Researchers unveil a prototype bionic eye they hope will enable users to perceive points of light that the brain can reconstruct into images.

Elizabeth Armstrong Moore
Elizabeth Armstrong Moore is based in Portland, Oregon, and has written for Wired, The Christian Science Monitor, and public radio. Her semi-obscure hobbies include climbing, billiards, board games that take up a lot of space, and piano.
Elizabeth Armstrong Moore
2 min read

Just a few months after receiving $42 million from the Australian government, Bionic Vision Australia (BVA) unveils its prototype bionic eye, which researchers hope will enable users to perceive points of light that the brain can reconstruct into images.

Bionic Vision Australia

Announced this week at the University of Melbourne, the wide-view neurostimulator concept was developed by researchers at BVA and the University of New South Wales for patients with vision loss due to retinitis pigmentosa or macular degeneration.

The set-up includes a video camera mounted to glasses to capture images, a wireless processor to convert and send those images to the implant, and a chip with 98 electrodes that is attached to the retina. When the implant receives signals from the processor, it stimulates the optic nerve, which directs the electrical impulses from the retina to the brain's visual center.

"We anticipate that this retinal implant will provide users with increased mobility and independence," said Anthony Burkitt, BVA's research director and an engineering professor at the University of Melbourne.
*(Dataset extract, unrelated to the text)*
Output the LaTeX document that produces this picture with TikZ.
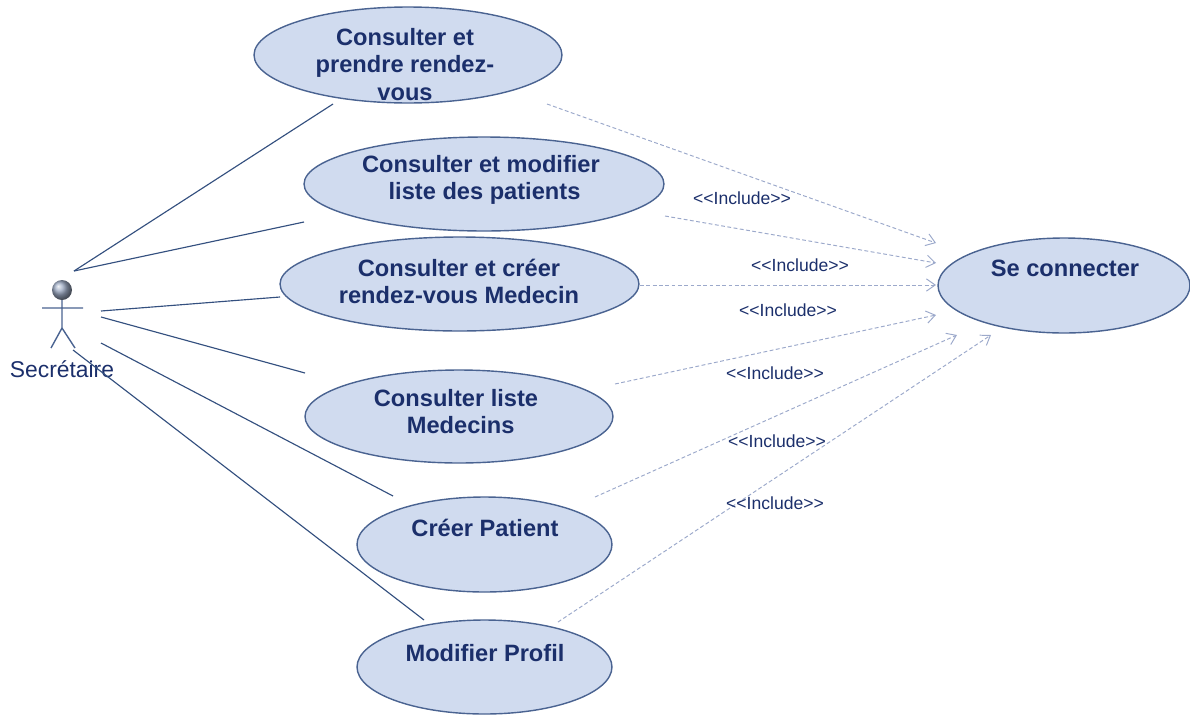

Retinal implants were recently hailed as a success in a human trial by German company Retinal Implant. Leighton Boyd, who was diagnosed with retinitis pigmentosa at age five and is now president of Retina Australia, hopes to be an implant recipient in the near future. The prototype could be ready for human trial as early as 2011.

BVA is already talking up the prototype's second-gen model, a higher-def implant that might enable users to read large print and recognize faces. They hope to have it ready for testing in four years.